Mardi, dans les allées froides et le vent, toute l'après-midi grise et désolée, je n'ai désiré qu'une chose comme le lendemain près de toi, comme les jours atroces qui ont suivi: – mettre ma tête sur tes genoux, enfouir ma tête dans les plis de ta jupe, et rester là des heures, bercé, consolé – à ne plus savoir que toi, à ne plus sentir que toi, ta douceur, ton parfum, ta chaleur. A peine ma chérie, si ta voix, ta chère petite voix les faisait partir les idées de désespoir qui m'ont tant fait souffrir tous ces jours et qui me faisaient taire et souffrir même près de toi...

The recipient is one of two young women, both named Yvonne, who inspired the character of Yvonne de Galais, the dream-girl of Le Grand Meaulnes.
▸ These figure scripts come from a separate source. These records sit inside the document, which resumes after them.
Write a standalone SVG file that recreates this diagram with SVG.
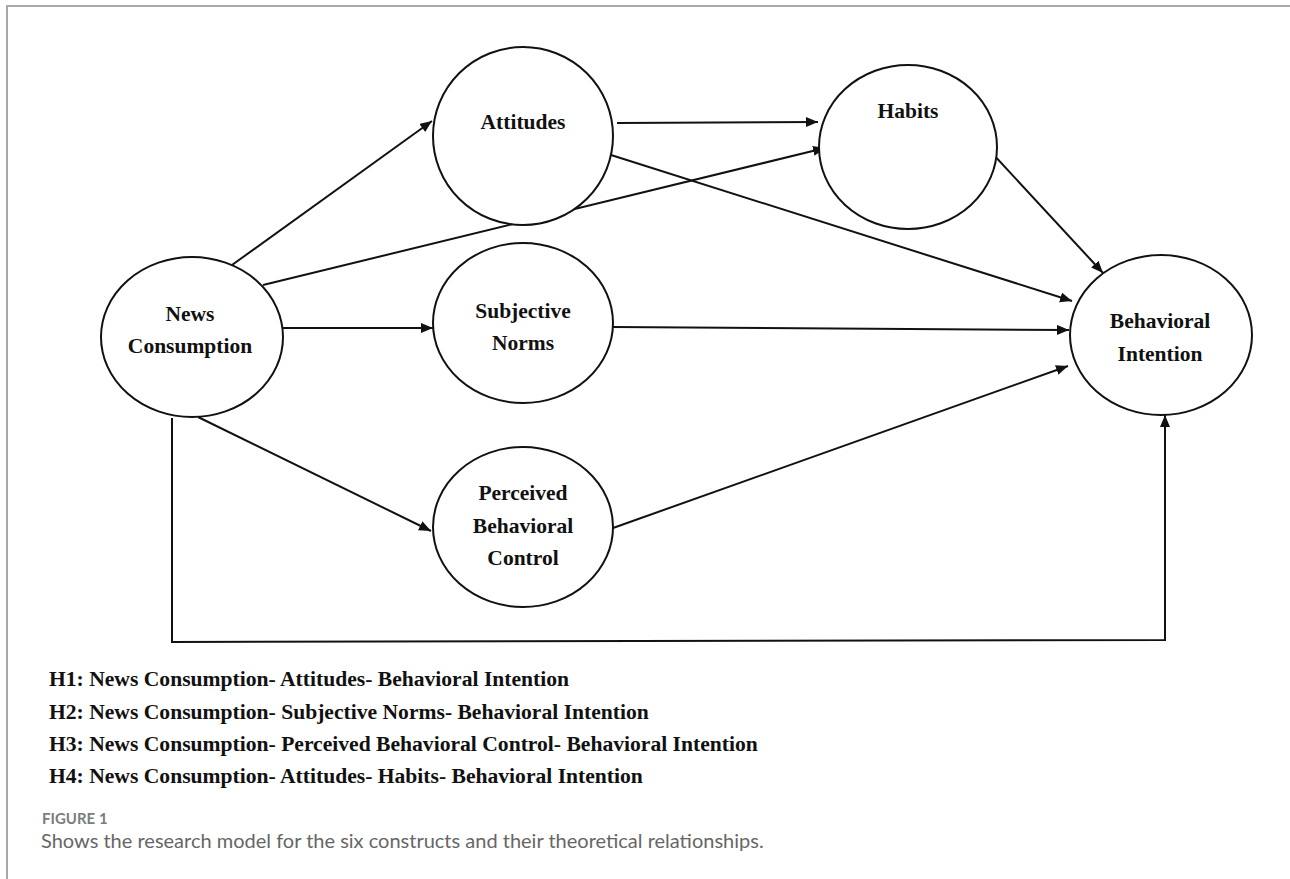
<svg xmlns="http://www.w3.org/2000/svg" width="1290" height="879" viewBox="0 0 1290 879">
<defs>
<style>
.node ellipse{fill:#fff;stroke:#111;stroke-width:2}
.node text{font-family:"Liberation Serif","Times New Roman",serif;font-weight:bold;font-size:21.5px;fill:#111;text-anchor:middle}
.edge{fill:none;stroke:#111;stroke-width:2}
.hyp{font-family:"Liberation Serif","Times New Roman",serif;font-weight:bold;font-size:21.6px;fill:#111}
.figlabel{font-family:Lato,"Noto Sans",sans-serif;font-size:15px;font-weight:bold;fill:#7c7c7c}
.figcap{font-family:Lato,"Noto Sans",sans-serif;font-size:20px;fill:#666}
</style>
<marker id="arr" markerUnits="userSpaceOnUse" markerWidth="13" markerHeight="11" refX="12" refY="5" orient="auto">
<path d="M0,0 L12,5 L0,10 z" fill="#111"/>
</marker>
</defs>
<rect width="1290" height="879" fill="#fff"/>
<path d="M7,879 V6 H1290" fill="none" stroke="#a8a8a8" stroke-width="2"/>

<g id="connectors">
<line class="edge" x1="232" y1="265" x2="432" y2="121" marker-end="url(#arr)"/>
<line class="edge" x1="263" y1="285" x2="825" y2="148" marker-end="url(#arr)"/>
<line class="edge" x1="283" y1="328" x2="433" y2="328" marker-end="url(#arr)"/>
<line class="edge" x1="198" y1="417" x2="431" y2="531" marker-end="url(#arr)"/>
<polyline class="edge" points="172,418 172,642 1165,640 1165,415" marker-end="url(#arr)"/>
<line class="edge" x1="617" y1="123" x2="818" y2="122" marker-end="url(#arr)"/>
<line class="edge" x1="611" y1="155" x2="1072" y2="301" marker-end="url(#arr)"/>
<line class="edge" x1="992" y1="153" x2="1103" y2="273" marker-end="url(#arr)"/>
<line class="edge" x1="613" y1="327" x2="1069" y2="330" marker-end="url(#arr)"/>
<line class="edge" x1="613" y1="528" x2="1068" y2="366" marker-end="url(#arr)"/>
</g>

<g id="news-consumption" class="node">
<ellipse cx="192" cy="337" rx="91" ry="80"/>
<text x="190" y="321">News</text>
<text x="190" y="353">Consumption</text>
</g>
<g id="attitudes" class="node">
<ellipse cx="523" cy="136" rx="90" ry="89"/>
<text x="523" y="129">Attitudes</text>
</g>
<g id="habits" class="node">
<ellipse cx="908" cy="147" rx="89" ry="82"/>
<text x="908" y="118">Habits</text>
</g>
<g id="subjective-norms" class="node">
<ellipse cx="523" cy="323" rx="90" ry="80"/>
<text x="523" y="318">Subjective</text>
<text x="523" y="350">Norms</text>
</g>
<g id="perceived-behavioral-control" class="node">
<ellipse cx="523" cy="527" rx="90" ry="80"/>
<text x="523" y="500">Perceived</text>
<text x="523" y="533">Behavioral</text>
<text x="523" y="565">Control</text>
</g>
<g id="behavioral-intention" class="node">
<ellipse cx="1161" cy="335" rx="91" ry="80"/>
<text x="1160" y="328">Behavioral</text>
<text x="1160" y="361">Intention</text>
</g>

<g id="hypotheses">
<text class="hyp" x="49" y="686">H1: News Consumption- Attitudes- Behavioral Intention</text>
<text class="hyp" x="49" y="719">H2: News Consumption- Subjective Norms- Behavioral Intention</text>
<text class="hyp" x="49" y="751">H3: News Consumption- Perceived Behavioral Control- Behavioral Intention</text>
<text class="hyp" x="49" y="783">H4: News Consumption- Attitudes- Habits- Behavioral Intention</text>
</g>
<g id="caption">
<text class="figlabel" x="42" y="824">FIGURE 1</text>
<text class="figcap" x="41" y="848">Shows the research model for the six constructs and their theoretical relationships.</text>
</g>
</svg>
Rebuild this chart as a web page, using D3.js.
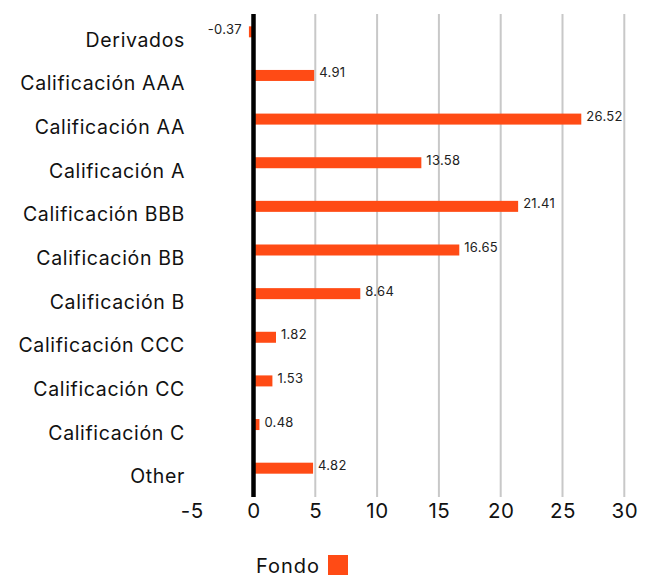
<!DOCTYPE html>
<html><head><meta charset="utf-8">
<script src="https://cdn.jsdelivr.net/npm/d3@7"></script>
<style>body{margin:0;background:#fff}svg{display:block}text{font-family:Inter,"Open Sans",sans-serif}</style>
</head><body>
<svg id="c" width="653" height="577"></svg>
<script>
const categories = ["Derivados","Calificación AAA","Calificación AA","Calificación A","Calificación BBB","Calificación BB","Calificación B","Calificación CCC","Calificación CC","Calificación C","Other"];
const fondo = [-0.37,4.91,26.52,13.58,21.41,16.65,8.64,1.82,1.53,0.48,4.82];
const xTicks = [-5,0,5,10,15,20,25,30];
const seriesName = "Fondo";
const color = "#ff4b15";

const svg = d3.select("#c");
const x = d3.scaleLinear().domain([-5,30]).range([191.7,624.3]);
const y = d3.scaleBand().domain(categories).range([18,498]);
const plotTop = 14, plotBottom = 497;

// gridlines
svg.append("g").selectAll("line").data(xTicks.filter(d=>d>0)).join("line")
  .attr("x1",d=>x(d)).attr("x2",d=>x(d)).attr("y1",plotTop).attr("y2",plotBottom)
  .attr("stroke","#c8c8c8").attr("stroke-width",2);

// bars
const bh = 11, off = -8;
const cy = i => y(categories[i]) + y.bandwidth()/2 + off;
svg.append("g").selectAll("rect").data(fondo).join("rect")
  .attr("x",d=>x(Math.min(0,d))).attr("width",d=>Math.abs(x(d)-x(0)))
  .attr("y",(d,i)=>cy(i)-bh/2).attr("height",bh)
  .attr("fill",color);

// zero line
svg.append("line").attr("x1",x(0)).attr("x2",x(0)).attr("y1",plotTop).attr("y2",plotBottom)
  .attr("stroke","#000").attr("stroke-width",4.5);

// value labels
svg.append("g").selectAll("text").data(fondo).join("text")
  .attr("x",d=>d<0?x(d)-7:x(d)+5)
  .attr("y",(d,i)=>cy(i)+2)
  .attr("text-anchor",d=>d<0?"end":"start")
  .attr("font-size",13).attr("fill","#222").style("letter-spacing","0.3px")
  .text(d=>d.toFixed(2));

// category labels
const yAxis = d3.axisLeft(y).tickSize(0).tickPadding(0);
const ga = svg.append("g").attr("transform","translate(185,0)").call(yAxis);
ga.select(".domain").remove();
ga.selectAll("text").attr("font-size",19.5).attr("fill","#111").attr("dy","0.36em")
  .style("font-family","Inter").style("letter-spacing","0.65px");

// x axis
const xAxis = d3.axisBottom(x).tickValues(xTicks).tickFormat(d=>String(d)).tickSize(0).tickPadding(0);
const gx = svg.append("g").attr("transform","translate(0,503)").call(xAxis);
gx.select(".domain").remove();
gx.selectAll("text").attr("font-size",20.5).attr("fill","#111").attr("dy","0.71em")
  .style("font-family","Inter").style("letter-spacing","0.6px");

// legend
const lg = svg.append("g");
lg.append("text").attr("x",320).attr("y",573).attr("text-anchor","end").attr("font-size",20).attr("fill","#111")
  .style("letter-spacing","1px").text(seriesName);
lg.append("rect").attr("x",328).attr("y",555).attr("width",20).attr("height",20).attr("fill",color);
</script>
</body></html>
The 'first Yvonne', the recipient of the present letter, is known only by her first name (and the first letter of her second, 'H.'): Alain-Fournier first saw her on a train journey in 1903 en route from Bourg-la-Reine to the Lycée Lakanal, and eventually approached her, and established a relationship in the face of his mother's disapproval, and a clandestine correspondence, of which this letter is apparently the only survival. The relationship seems to have ended shortly after this letter: on 1 June 1905 he met 'the second Yvonne', Yvonne de Quiévrecourt, on the steps of the Grand Palais, and she became the object of a more distant, unobtainable infatuation.